Bobo Vieri, la famiglia e la sua Prato nell'autobiografia

Nel suo libro appena edito da Rizzoli aneddoti e ricordi di una vita super

Christian "Bobo" Vieri (LaPresse)

Christian "Bobo" Vieri (LaPresse)

Prato, 25 novembre 2015 - "Chiamatemi bomber", oppure chiamatelo Bobo. Fa lo stesso, perché in questo caso sono sinonimi visto che si parla di Christian Vieri. "Chiamatemi bomber", in questo caso, è il titolo del libro scritto con il giornalista della Gazzetta, Mirko Graziano, edito da Rizzoli e nelle librerie da venerdì scorso. Un’autobiografia dove c’è tanta Prato, dalle origini ai giorni nostri.

Vieri a cuore aperto, con il marchio di famiglia: la schiettezza. Non è un libro molto lungo, perché quello che c’è da dire in casa Vieri lo si dice con il minor numero di parole possibile. Secche, chiare, concise. Però, tra le righe, vi si trova un Bobo segreto, un ragazzo e poi un uomo dalla vita pazzesca, che poteva diventare uno dei tanti immigrati italiani in Australia e che invece, per un mix di scelte coraggiose e destino, è diventato uno degli attaccanti più forti del suo tempo. Con un forte legame con la sua città e la sua famiglia.

Prato, dunque. A partire dalle primissime pagine, quando Christian ricorda che per lui «casa» erano Sidney e l’Australia, perché i suoi genitori ce lo avevano portato all’età di 4 anni, quando il padre Bob andò a giocare nel Marconi Football Club in un periodo in cui i giocatori italiani all’estero erano una rarità assoluta. A 14 anni è già forte e insieme a lui in squadra c’è Paul Okon, poi, anni dopo, giocatore della Lazio. «Alla fine della stagione – racconta Vieri nel libro – io e Paul partiamo per l’Italia, ci hanno organizzato dei provini. Ci stabiliamo a Prato da zia Bianca, sorella di papà, zio Egidio e da mio cugino Dimitri. Nella stessa casa vive anche il nonno e ci arrangiamo nella sua stanza: io e Paul dormiamo in un letto a castello, io sopra e lui sotto». Il primo contatto con la città che poi sarebbe diventata sua, quella alla quale fanno comunque capo quei giramondo dei Vieri. Ma nonno Enzo ci mette lo zampino: «Il nonno ha convinto quelli del Prato – ricorda – a farci allenare con loro. Per i primi tempi speriamo nel tesseramento, ma il Prato fa soltanto promesse e non le mantiene. Paul va in Belgio, io invece resto con il nonno in attesa di qualche proposta». Ed ecco l’incontro con Rodolfo Becheri: «Un giorno arriva il presidente del Santa Lucia ed è il suocero dell’allenatore e tra l’altro è il nonno di un bambinetto che si chiama Alino Diamanti... “Perché non lo porti da noi? Qui fa la muffa”. Parole sante, signor Becheri.

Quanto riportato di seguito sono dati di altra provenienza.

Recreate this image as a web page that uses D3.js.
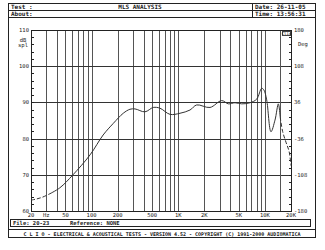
<!DOCTYPE html>
<html>
<head>
<meta charset="utf-8">
<script src="https://cdn.jsdelivr.net/npm/d3@7"></script>
<style>
  body { margin: 0; background: #fff; }
  svg text { font-family: "DejaVu Sans Mono", monospace; fill: #222; }
</style>
</head>
<body>
<svg id="chart" width="325" height="250"></svg>
<script>
// measured SPL curve (Hz, dB spl)
var freqs = [20, 23, 27, 32, 43, 61, 96, 136, 178, 232, 277, 317, 413, 515, 615, 803, 1048, 1367, 1633, 2325, 3170, 3780, 4517, 5400, 6730, 8040, 9180, 9750, 10480, 11750, 13070, 14290, 15000];
var spl   = [63.0, 63.3, 63.8, 64.6, 66.4, 70.0, 75.5, 81.0, 84.2, 87.0, 88.1, 88.2, 87.4, 88.6, 88.4, 86.7, 87.0, 87.9, 89.3, 88.6, 90.5, 89.6, 89.9, 89.6, 89.9, 90.9, 93.9, 93.4, 90.7, 81.9, 85.1, 89.6, 86.0];
// tail above gating limit, drawn dashed
var tailFreqs = [15000, 16000, 17500, 19000, 20000];
var tailSpl   = [86.0, 82.0, 79.0, 76.5, 72.5];

var xTicks = [20, 50, 100, 200, 500, 1000, 2000, 5000, 10000, 20000];
var xTickLabels = ['20', '50', '100', '200', '500', '1K', '2K', '5K', '10K', '20K'];
var dbTicks = [110, 100, 90, 80, 70, 60];
var degLabels = ['180', '108', '36', '-36', '-108', '-180'];

var margin = {left: 31, right: 291, top: 30, bottom: 211};

var svg = d3.select('#chart');

var x = d3.scaleLog().domain([20, 20000]).range([margin.left, margin.right]);
var y = d3.scaleLinear().domain([60, 110]).range([margin.bottom, margin.top]);

// outer frame and header
svg.append('rect').attr('x', 8.5).attr('y', 3.5).attr('width', 307).attr('height', 234)
    .attr('fill', 'none').attr('stroke', '#222');
svg.append('line').attr('x1', 8).attr('x2', 316).attr('y1', 10.5).attr('y2', 10.5).attr('stroke', '#222');
svg.append('line').attr('x1', 8).attr('x2', 316).attr('y1', 17.5).attr('y2', 17.5).attr('stroke', '#222');
svg.append('line').attr('x1', 252.5).attr('x2', 252.5).attr('y1', 3).attr('y2', 18).attr('stroke', '#222');

var hdr = svg.append('g').style('font-size', '6px').style('font-weight', 'bold');
hdr.append('text').attr('x', 11).attr('y', 9).text('Test :');
hdr.append('text').attr('x', 11).attr('y', 16).text('About:');
hdr.append('text').attr('x', 140).attr('y', 9).attr('text-anchor', 'middle').text('MLS ANALYSIS');
hdr.append('text').attr('x', 255).attr('y', 9).text('Date: 26-11-05');
hdr.append('text').attr('x', 255).attr('y', 16).text('Time: 13:56:31');

// grid
var grid = svg.append('g');
var vLines = [];
[10, 100, 1000, 10000].forEach(function(dec) {
    for (var i = 1; i <= 9; i++) {
        var f = dec * i;
        if (f >= 20 && f <= 20000) vLines.push(f);
    }
});
vLines.push(20000);
grid.selectAll('line.v').data(vLines).enter().append('line')
    .attr('class', 'v')
    .attr('x1', function(d) { return Math.round(x(d)) + 0.5; })
    .attr('x2', function(d) { return Math.round(x(d)) + 0.5; })
    .attr('y1', margin.top).attr('y2', margin.bottom)
    .attr('stroke', '#555').attr('stroke-width', 1);
grid.selectAll('line.h').data([100, 90, 80, 70]).enter().append('line')
    .attr('class', 'h')
    .attr('x1', margin.left).attr('x2', margin.right)
    .attr('y1', function(d) { return Math.round(y(d)) + 0.5; })
    .attr('y2', function(d) { return Math.round(y(d)) + 0.5; })
    .attr('stroke', '#333');

// cursor line
svg.append('line').attr('x1', Math.round(x(15000)) + 0.5).attr('x2', Math.round(x(15000)) + 0.5)
    .attr('y1', margin.top).attr('y2', margin.bottom).attr('stroke', '#555');

// plot border
svg.append('rect').attr('x', margin.left + 0.5).attr('y', margin.top + 0.5)
    .attr('width', margin.right - margin.left).attr('height', margin.bottom - margin.top)
    .attr('fill', 'none').attr('stroke', '#222');

// left minor ticks
var minor = d3.range(60, 111, 2);
svg.selectAll('line.lt').data(minor).enter().append('line')
    .attr('x1', margin.left).attr('x2', margin.left + 3)
    .attr('y1', function(d) { return Math.round(y(d)) + 0.5; })
    .attr('y2', function(d) { return Math.round(y(d)) + 0.5; })
    .attr('stroke', '#222');
svg.selectAll('line.rt').data(minor).enter().append('line')
    .attr('x1', margin.right - 2).attr('x2', margin.right + 1)
    .attr('y1', function(d) { return Math.round(y(d)) + 0.5; })
    .attr('y2', function(d) { return Math.round(y(d)) + 0.5; })
    .attr('stroke', '#222');

// axis labels
var lab = svg.append('g').style('font-size', '5.5px');
lab.selectAll('text.db').data(dbTicks).enter().append('text')
    .attr('x', margin.left - 2).attr('y', function(d) { return y(d) + 2; })
    .attr('text-anchor', 'end').text(function(d) { return d; });
lab.selectAll('text.deg').data(dbTicks).enter().append('text')
    .attr('x', margin.right + 3).attr('y', function(d) { return y(d) + 2; })
    .text(function(d, i) { return degLabels[i]; });
lab.append('text').attr('x', 23).attr('y', 42).attr('text-anchor', 'middle').text('dB');
lab.append('text').attr('x', 23).attr('y', 47).attr('text-anchor', 'middle').text('spl');
lab.append('text').attr('x', 298).attr('y', 46).text('Deg');
lab.selectAll('text.xt').data(xTicks).enter().append('text')
    .attr('x', function(d) { return x(d); }).attr('y', 217)
    .attr('text-anchor', 'middle').text(function(d, i) { return xTickLabels[i]; });
lab.append('text').attr('x', x(30)).attr('y', 217).attr('text-anchor', 'middle').text('Hz');

// Clio badge
svg.append('rect').attr('x', 282.5).attr('y', 31.5).attr('width', 8).attr('height', 4)
    .attr('fill', '#fff').attr('stroke', '#444');
svg.append('text').attr('x', 286.5).attr('y', 35).attr('text-anchor', 'middle')
    .style('font-size', '4px').text('Clio');

// curve
var line = d3.line()
    .x(function(d) { return x(d[0]); })
    .y(function(d) { return y(d[1]); })
    .curve(d3.curveCatmullRom);
var main = freqs.map(function(f, i) { return [f, spl[i]]; });
svg.append('path').datum(main.slice(0, 4)).attr('d', line)
    .attr('fill', 'none').attr('stroke', '#333').attr('stroke-dasharray', '4,2');
svg.append('path').datum(main.slice(3)).attr('d', line)
    .attr('fill', 'none').attr('stroke', '#333').attr('stroke-width', 1);
svg.append('path').datum(tailFreqs.map(function(f, i) { return [f, tailSpl[i]]; })).attr('d', line)
    .attr('fill', 'none').attr('stroke', '#333').attr('stroke-dasharray', '4,2');

// footer
svg.append('rect').attr('x', 10.5).attr('y', 219.5).attr('width', 300).attr('height', 7)
    .attr('fill', 'none').attr('stroke', '#222');
var ft = svg.append('g').style('font-size', '5.5px').style('font-weight', 'bold');
ft.append('text').attr('x', 13).attr('y', 225).text('File: 20-23');
ft.append('text').attr('x', 70).attr('y', 225).text('Reference: NONE');
svg.append('line').attr('x1', 8).attr('x2', 316).attr('y1', 229.5).attr('y2', 229.5).attr('stroke', '#222');
ft.append('text').attr('x', 162).attr('y', 235.5).attr('text-anchor', 'middle')
    .style('font-size', '5px')
    .text('C L I O  -  ELECTRICAL & ACOUSTICAL TESTS  -  VERSION 4.52  -  COPYRIGHT (C) 1991-2000 AUDIOMATICA');
</script>
</body>
</html>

tre generazioni di calciatori: insieme al nonno Enzo, al fratello Massimiliano e al babbo Roberto in una foto tratta dal libro «Chiamatemi bomber», edito da Rizzoli

Al Santa Lucia Christian può giocare e nonno Enzo lo incentiva con la promessa: 5mila lire per ogni gol segnato. Ne fa quattro solo alla prima partita: «Ventimila lire, nonno, thank you very much». Segna così tanto che Enzo abbassa il premio a mille lire...

Poi Vieri ricorda come la nostalgia prese il sopravvento e lo indusse a tornare in Australia. Giorni di pianti e tristezza, fino al giorno in cui capì di aver sprecato un’occasione. Ma come tornare in Italia? Ci pensa ancora lui, Becheri. Ma nonno Enzo lo mette in guardia: «Il biglietto lo paga il presidente del Santa Lucia, ma guarda che è di sola andata. In Australia non torni più!». E infatti non ci sarebbe tornato...

Fra le altre cuirosità: la convinzione di aver svoltato quando firmò il contratto con la Juventus, festeggiato la sera stessa con una riunione di famiglia a Prato "dove scappò anche qualche lacrima". Ma anche l'ammissione di aver scelto poi l'Atletico Madrid prendendo in considerazione solo una questione: il denaro. E infine una curiosità molto pratese: il nomignolo Bobo (in quanto figlio di Bob) gli fu affibbiato per la prima volta dall'attaccante Alessandro Brunetti ai tempi della Primavera del Torino. Brunetti che poi, per combinazione, diventerà una bandiera proprio del Prato.